The Internet has already arrived in other parts of Asia, where governments are giving it a mixed reception. So far in China, there has not been a peep from the Communist state about the dangers of the free exchange of ideas in cyberspace.

In contrast, the orderly city-state of Singapore, often viewed as a model of rigid governance by China's Communist leaders, threatened recently to censor burgeoning traffic on the Internet, especially that critical of the country's neo-Confucian ethos.

Chinese traffic on the information superhighway increased early this month when two new Internet servers were opened by the Ministry of Post and Telecommunications in cooperation with Sprint International, based in Reston, Va. That makes at least eight networks, mostly at universities and scientific institutions, now linking China to the Internet.

The newly established Sprint system is the first to be offered to the general public, although so far only in the major cities of Beijing and Shanghai.
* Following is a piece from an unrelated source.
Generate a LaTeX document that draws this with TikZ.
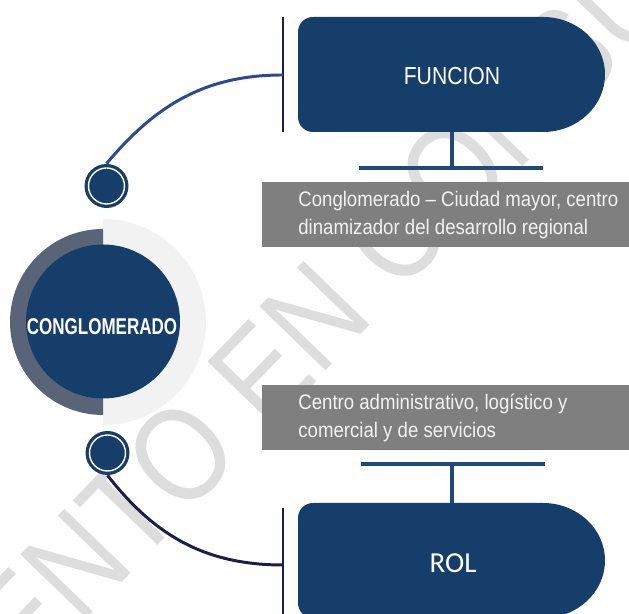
\documentclass[tikz,border=0pt]{standalone}
\usepackage{fontspec}
\setmainfont{Liberation Sans}
\newfontfamily\rolfont{Carlito}
\usepackage{graphicx}

\definecolor{navyfill}{RGB}{22,62,106}
\definecolor{ringdark}{RGB}{90,100,120}
\definecolor{ringlight}{RGB}{242,242,242}
\definecolor{boxgray}{RGB}{127,127,127}
\definecolor{barnavy}{RGB}{28,31,69}
\definecolor{curveblue}{RGB}{47,74,140}
\definecolor{stemblue}{RGB}{31,73,125}
\definecolor{wmgray}{RGB}{221,221,221}

\begin{document}
\begin{tikzpicture}[
  dot/.style={circle, fill=navyfill, minimum size=0.88cm, inner sep=0pt},
  bar/.style={barnavy, line width=1.7pt},
  stem/.style={stemblue, line width=2.2pt},
  notebox/.style={fill=boxgray, minimum width=7.34cm, minimum height=1.3cm, inner sep=0pt},
  notetext/.style={text=ringlight, anchor=west, align=left, inner sep=0pt,
    font=\fontsize{12}{15.9}\selectfont}
]
  \clip (0,0) rectangle (12.58,12.28);

  % Watermark
  \node[wmgray, rotate=46, inner sep=0pt, font=\fontsize{76}{76}\selectfont] (mark) at (4.80,4.40)
    {\scalebox{0.85}[1]{DOCUMENTO EN CONSULTA}};

  % Central circle
  \fill[ringlight] (2.06,7.90) arc[start angle=90, end angle=-90, radius=2.06cm] -- cycle;
  \fill[ringdark] (2.06,7.70) arc[start angle=90, end angle=270, radius=1.86cm] -- cycle;
  \node[circle, fill=navyfill, minimum size=3.08cm, inner sep=0pt] (conglo) at (2.06,5.85) {};
  \node[text=white, anchor=base, font=\bfseries\fontsize{13}{13}\selectfont] (conglotext) at (2.04,5.58)
    {\scalebox{0.745}[1]{CONGLOMERADO}};

  % Small dots
  \node[dot] (topdot) at (2.13,8.56) {};
  \draw[white, line width=0.8pt] (topdot) circle (0.36cm);
  \node[dot] (botdot) at (2.15,3.22) {};
  \draw[white, line width=0.8pt] (botdot) circle (0.36cm);

  % FUNCION box
  \fill[navyfill] (6.26,11.94) -- (10.86,11.94)
    arc[start angle=90, end angle=-90, x radius=1.24cm, y radius=1.15cm]
    -- (6.26,9.64) arc[start angle=270, end angle=180, radius=0.3cm]
    -- (5.96,11.64) arc[start angle=180, end angle=90, radius=0.3cm] -- cycle;
  \node[text=white, anchor=base, font=\fontsize{14}{14}\selectfont] (funcion) at (9.04,10.58)
    {\scalebox{0.86}[1]{FUNCION}};
  \coordinate (funcbartop) at (5.66,11.94);
  \coordinate (funcbarbot) at (5.66,9.64);
  \coordinate (funcjoin) at (5.66,10.78);
  \draw[bar] (funcbartop) -- (funcbarbot);
  \draw[curveblue, line width=1.7pt] (topdot.north) to[out=50, in=180] (funcjoin);

  % ROL box
  \fill[navyfill] (6.26,2.22) -- (10.86,2.22)
    arc[start angle=90, end angle=-90, x radius=1.24cm, y radius=1.15cm]
    -- (6.26,-0.08) arc[start angle=270, end angle=180, radius=0.3cm]
    -- (5.96,1.92) arc[start angle=180, end angle=90, radius=0.3cm] -- cycle;
  \node[text=white, anchor=base, font=\rolfont\fontsize{16.5}{16.5}\selectfont] (rol) at (9.06,0.82) {ROL};
  \coordinate (rolbartop) at (5.66,2.12);
  \coordinate (rolbarbot) at (5.66,-0.2);
  \coordinate (roljoin) at (5.66,0.98);
  \draw[bar] (rolbartop) -- (rolbarbot);
  \draw[barnavy, line width=1.7pt] (botdot.south) to[out=-52, in=180] (roljoin);

  % Notes
  \node[notebox, anchor=north west] (funcnote) at (5.24,8.64) {};
  \node[notetext] (funcnotetext) at ([xshift=0.72cm]funcnote.west)
    {\scalebox{0.883}[1]{Conglomerado -- Ciudad mayor, centro}\\
     \scalebox{0.883}[1]{dinamizador del desarrollo regional}};
  \node[notebox, anchor=north west] (rolnote) at (5.24,4.58) {};
  \node[notetext] (rolnotetext) at ([xshift=0.72cm]rolnote.west)
    {\scalebox{0.883}[1]{Centro administrativo, logístico y}\\
     \scalebox{0.883}[1]{comercial y de servicios}};

  % Stems
  \coordinate (funcstemtop) at (9.04,9.64);
  \coordinate (funcstembot) at (9.04,8.92);
  \draw[stem] (funcstemtop) -- (funcstembot);
  \draw[stem] (7.18,8.92) -- (10.86,8.92);
  \coordinate (rolstemtop) at (9.04,3.00);
  \coordinate (rolstembot) at (9.04,2.22);
  \draw[stem] (rolstemtop) -- (rolstembot);
  \draw[stem] (7.22,3.00) -- (10.90,3.00);
\end{tikzpicture}
\end{document}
To promote its use, the Ministry of Post and Telecommunications is offering it free on a trial basis to potential customers.

Because getting on the Internet requires a computer, a modem and a telephone--items not within the budget of the vast majority of China's 1.2 billion people--it may be a while before e-mail becomes a common feature of life here.

"The cost is still too high for the common people," said Wang Yong Le, project officer for computer networking with the Chinese Academy of Sciences. "Just to get a new phone costs 5,000 yuan ($600)." Only one in 200 people has a telephone in China.